The customs consequences of Brexit – when and how?

The customs consequences of Brexit – when and how?

With Brexit on the horizon, trade operations with the United Kingdom will no longer be considered intra-EU transactions and will therefore be subject to a different customs regime to the one currently in place.

For the time being, 31 January 2020 has been set as the deadline for the UK’s exit from the European Union. In the current unlikely event of a “soft Brexit”, an adequate temporary transitional period to allow those implicated to adapt to this exit is included. On the other hand, it is also uncertain whether there will ultimately be a “hard Brexit”, especially since it also depends on the upcoming elections’ result that will take place in the United Kingdom in December.

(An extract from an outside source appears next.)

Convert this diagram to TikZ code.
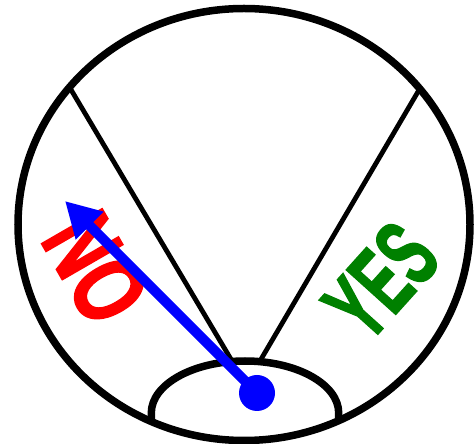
\documentclass[tikz,border=0pt]{standalone}
\usepackage{fontspec}
\newfontfamily\signfont{Liberation Sans}[BoldFeatures={FakeBold=2}]
\usetikzlibrary{arrows.meta}
\definecolor{nored}{RGB}{255,0,0}
\definecolor{yesgreen}{RGB}{0,128,0}
\definecolor{needleblue}{RGB}{0,0,255}

\begin{document}
\begin{tikzpicture}[x=1pt,y=1pt,
    rim/.style={draw,line width=7.5pt},
    spoke/.style={draw,line width=4.8pt},
    word/.style={inner sep=0pt},
    needle/.style={needleblue,line width=10pt,-{Triangle[length=35pt,width=37pt]}}]
  \useasboundingbox (0,0) rectangle (474,444);
  % dial sectors
  \coordinate (rimL) at (70,356);
  \coordinate (rimR) at (419,354);
  \coordinate (hubL) at (232,83);
  \coordinate (hubR) at (260,83);
  \draw[spoke] (rimL) -- (hubL);
  \draw[spoke] (rimR) -- (hubR);
  \draw[rim] (244,219.5) ellipse (226 and 216);
  \coordinate (domeL) at (151.3,25);
  \coordinate (domeR) at (338.7,25);
  \draw[rim] (domeL) -- ++(0,6) arc[start angle=180,end angle=0,x radius=93.7,y radius=52] -- (domeR);
  % labels
  \node[word,text=nored,rotate=-60,font=\signfont\bfseries\fontsize{101}{101}\selectfont] (no) at (96,176) {\scalebox{0.7}[1]{NO}};
  \node[word,text=yesgreen,rotate=48,font=\signfont\bfseries\fontsize{96}{96}\selectfont] (yes) at (381,163) {\scalebox{0.59}[1]{YES}};
  % pointer
  \node[circle,fill=needleblue,minimum size=36pt,inner sep=0pt] (pivot) at (257,51) {};
  \coordinate (tip) at (65,243);
  \draw[needle] (pivot.center) -- (tip);
\end{tikzpicture}
\end{document}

One of the major consequences of this rupture is that the flow of goods between Spain and the UK will no longer be considered “intra-EU transactions” and will thus become subject to customs formalities as is currently the case for all countries outside the EU. According to a statement from the Spanish Tax Agency, among the formalities that will have to be taken into account, provided that no different arrangement is agreed upon between the EU and the United Kingdom, will be the following:

– Shipment of goods from Spain to the UK will require submission of a standard customs declaration, in which more requirements have to be met than in the simplified procedure. However, in certain cases customs rules also allow for the simplified procedure.

– For customs purposes, traders importing or exporting shall be identified by a registration and identification number (EORI Number). This number is valid throughout the European Union. Trade operators not established in the EU must also designate an EU-established fiscal representative.

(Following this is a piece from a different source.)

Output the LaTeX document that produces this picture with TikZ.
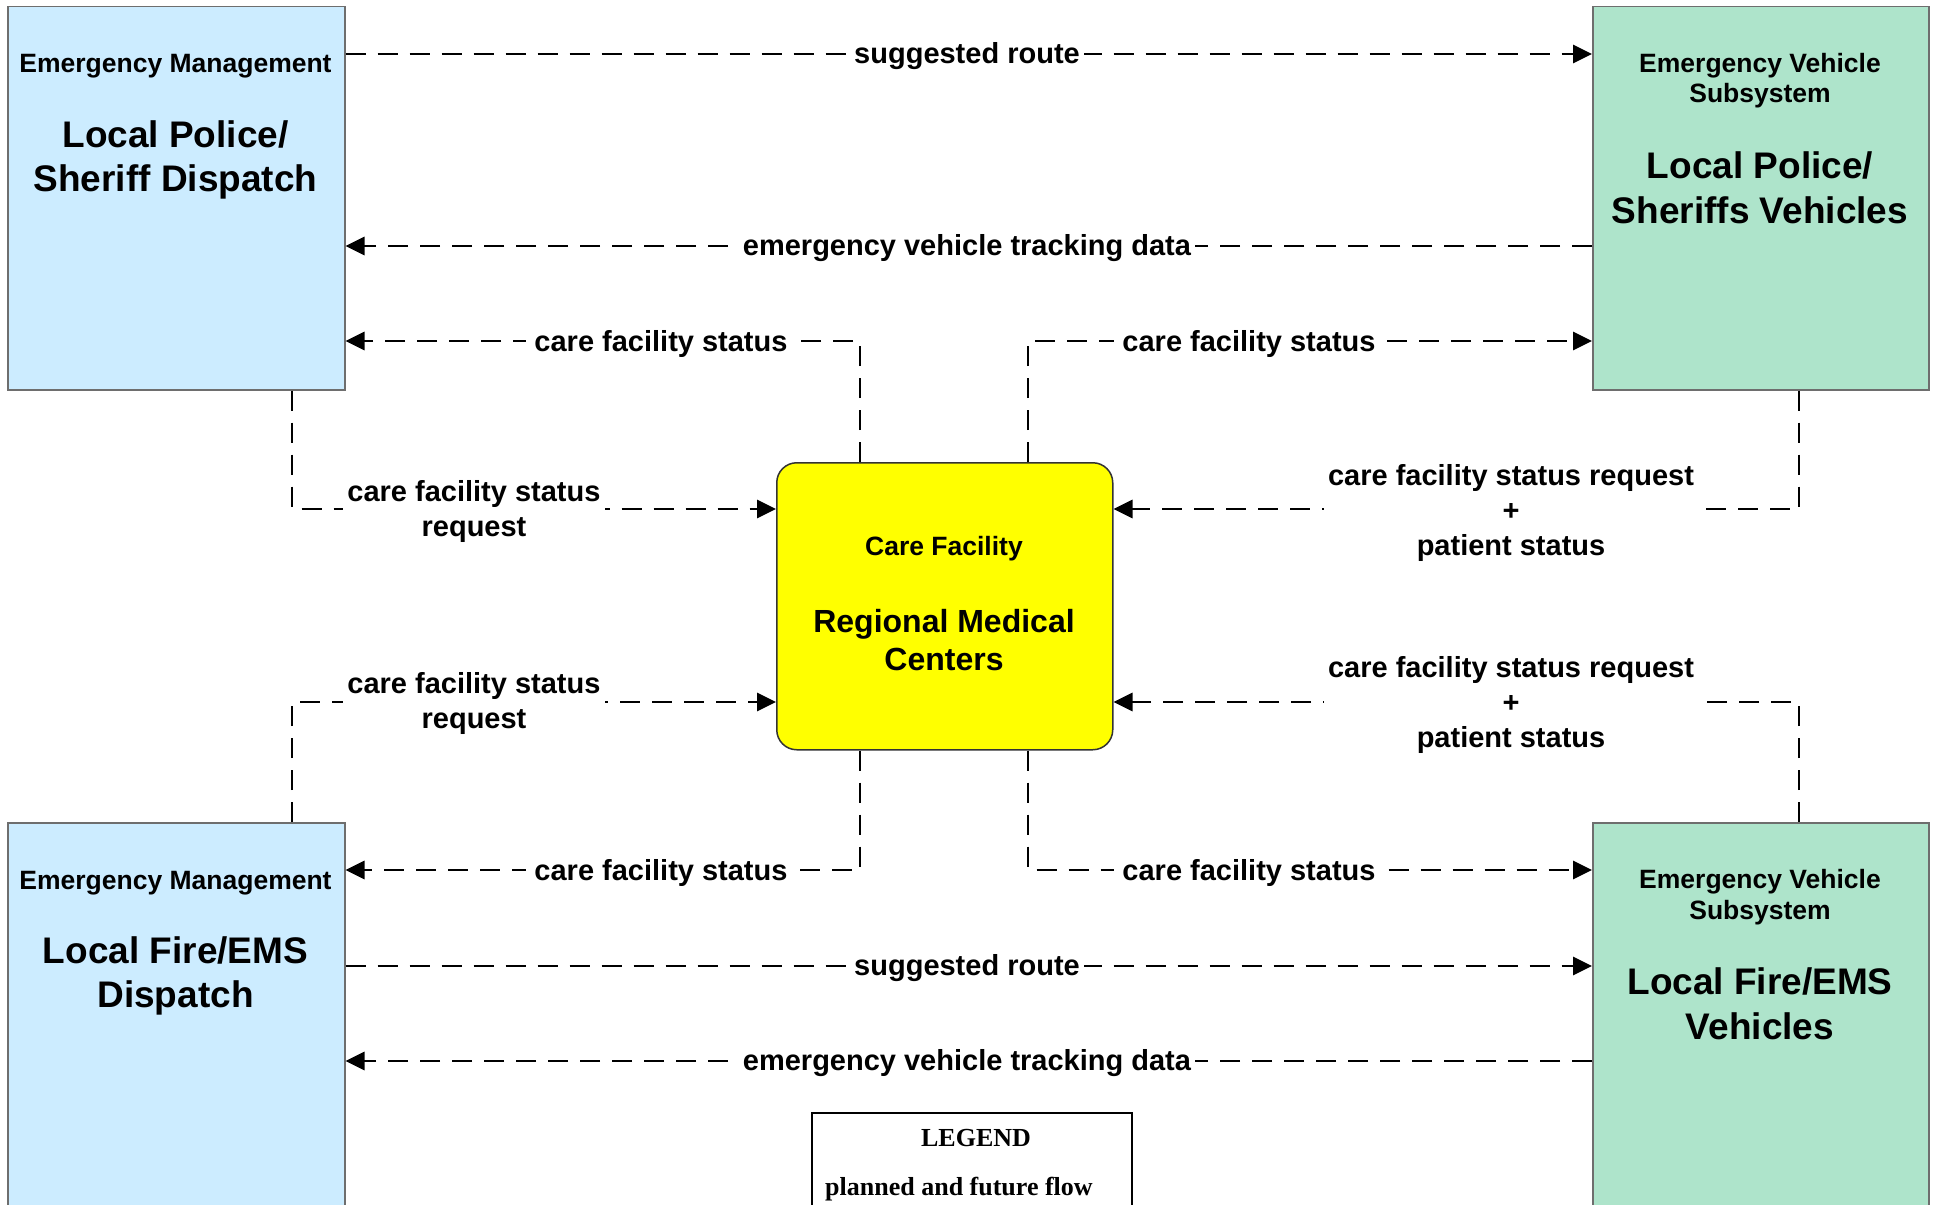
\documentclass[tikz,border=0pt]{standalone}
\usepackage{fontspec}
\setmainfont{Liberation Sans}
\newfontfamily\lgfont{Liberation Serif}
\usetikzlibrary{arrows.meta}
\definecolor{bluefill}{RGB}{204,236,255}
\definecolor{greenfill}{RGB}{174,228,203}
\definecolor{yellowfill}{RGB}{255,255,0}
\definecolor{boxline}{RGB}{110,110,110}
\tikzset{
  box/.style={draw=boxline, line width=1.5pt, inner sep=0pt, anchor=north west},
  flow/.style={draw=black, line width=2.9pt, dash pattern=on 20pt off 12pt, -{Triangle[length=19pt,width=18pt]}},
  lbl/.style={fill=white, inner xsep=4pt, inner ysep=1pt, yshift=-2.5pt, font=\bfseries\fontsize{29}{35}\selectfont, align=center},
  subt/.style={font=\bfseries\fontsize{26.5}{30}\selectfont, anchor=base, inner sep=0pt},
  bigt/.style={font=\bfseries\fontsize{37}{44}\selectfont, anchor=base, inner sep=0pt, yshift=-1pt},
  cft/.style={font=\bfseries\fontsize{32}{38}\selectfont, anchor=base, inner sep=0pt},
  lgt/.style={font=\lgfont\bfseries\fontsize{26}{30}\selectfont, inner sep=0pt},
}
\begin{document}
\begin{tikzpicture}[x=1pt,y=-1pt]
\useasboundingbox (0,0) rectangle (1937,1204);
\clip (0,0) rectangle (1937,1204);
\fill[white] (0,0) rectangle (1937,1204);

% boxes
\node[box, fill=bluefill, minimum width=337pt, minimum height=383pt] (tl) at (7,6) {};
\node[box, fill=greenfill, minimum width=336pt, minimum height=383pt] (tr) at (1592,6) {};
\node[box, fill=bluefill, minimum width=337pt, minimum height=400pt] (bl) at (7,822) {};
\node[box, fill=greenfill, minimum width=336pt, minimum height=400pt] (br) at (1592,822) {};
\node[box, fill=yellowfill, draw=black!80, rounded corners=20pt, minimum width=336pt, minimum height=287pt] (cf) at (776,462) {};
\node[draw=black, line width=2.4pt, anchor=north west, minimum width=320pt, minimum height=110pt, inner sep=0pt] (lg) at (811,1112) {};

% box texts
\node[subt] (tl1) at (175.5,73) {Emergency Management};
\node[bigt] (tl2) at (175.5,146) {Local Police/};
\node[bigt] (tl3) at (175.5,190) {Sheriff Dispatch};

\node[subt] (tr1) at (1760,73) {Emergency Vehicle};
\node[subt] (tr2) at (1760,103) {Subsystem};
\node[bigt] (tr3) at (1760,177) {Local Police/};
\node[bigt] (tr4) at (1760,222) {Sheriffs Vehicles};

\node[subt] (bl1) at (175.5,889) {Emergency Management};
\node[bigt] (bl2) at (175.5,962) {Local Fire/EMS};
\node[bigt] (bl3) at (175.5,1006) {Dispatch};

\node[subt] (br1) at (1760,888) {Emergency Vehicle};
\node[subt] (br2) at (1760,919) {Subsystem};
\node[bigt] (br3) at (1760,993) {Local Fire/EMS};
\node[bigt] (br4) at (1760,1038) {Vehicles};

\node[subt] (cf1) at (944,555) {Care Facility};
\node[cft] (cf2) at (944,632) {Regional Medical};
\node[cft] (cf3) at (944,670) {Centers};

\node[lgt, anchor=base] (lg1) at (976,1146) {LEGEND};
\node[lgt, anchor=base west] (lg2) at (825,1195) {planned and future flow};

% connectors
\draw[flow] (tl.east |- 0,54) -- (tr.west |- 0,54);
\draw[flow] (tr.west |- 0,246) -- (tl.east |- 0,246);
\draw[flow] (cf.north -| 860,0) |- (tl.east |- 0,341);
\draw[flow] (cf.north -| 1028,0) |- (tr.west |- 0,341);
\draw[flow] (tl.south -| 292,0) |- (cf.west |- 0,509);
\draw[flow] (tr.south -| 1799,0) |- (cf.east |- 0,509);
\draw[flow] (bl.north -| 292,0) |- (cf.west |- 0,702);
\draw[flow] (br.north -| 1799,0) |- (cf.east |- 0,702);
\draw[flow] (cf.south -| 860,0) |- (bl.east |- 0,870);
\draw[flow] (cf.south -| 1028,0) |- (br.west |- 0,870);
\draw[flow] (bl.east |- 0,966) -- (br.west |- 0,966);
\draw[flow] (br.west |- 0,1061) -- (bl.east |- 0,1061);

% labels
\node[lbl] (l1) at (967,54) {suggested route};
\node[lbl] (l2) at (967,246) {emergency vehicle tracking data};
\node[lbl, inner xsep=8pt] (l3) at (661,341) {care facility status};
\node[lbl, inner xsep=8pt] (l4) at (1249,341) {care facility status};
\node[lbl] (l5) at (474,509) {care facility status\\request};
\node[lbl] (l6) at (1511,510) {care facility status request\\+\\patient status};
\node[lbl] (l7) at (474,701) {care facility status\\request};
\node[lbl] (l8) at (1511,702) {care facility status request\\+\\patient status};
\node[lbl, inner xsep=8pt] (l9) at (661,870) {care facility status};
\node[lbl, inner xsep=8pt] (l10) at (1249,870) {care facility status};
\node[lbl] (l11) at (967,966) {suggested route};
\node[lbl] (l12) at (967,1061) {emergency vehicle tracking data};
\end{tikzpicture}
\end{document}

– Certain goods may be subject to some type of authorization or certificate that requires processing prior to import or export.

– There may be an obligation to pay certain taxes or tariffs, or to apply certain restrictive measures, which vary according to the product and its origin. There is a clear, precise and universal classification of these for the different goods exported or imported in the form of a TARIC code.

– Shipments to the United Kingdom are exempt from VAT. UK imports, on the other hand, will be subject to VAT.

– Exports and imports may be subject to so-called Excise duties (special duty on goods such as beer, wine, mineral oils, tobacco, etc.). In this scenario, the intra-EU application of EMCS (Excise Movement Control System) will not allow for messages to be received or sent from and to the UK.

As apparent, a No-Deal Brexit would call for the UK to be directly considered a “third country”, with all that this implies. It would initially lead to significant disruptions in freight traffic, affecting not only European citizens but also, to a large extent, the companies that operate every day in the European market.

As a means of aid for companies operating in the EU or the UK, the European Commission has published an informative list which contains certain guidelines and issues to be taken into account in the event of a UK withdrawal from the EU. You can find this list at the following link:

Lastly, the European Commission has also proposed that both the European Solidarity Fund and the European Globalisation Adjustment Fund be made available to the companies, workers and Member States most affected in the event of a No-Deal Brexit.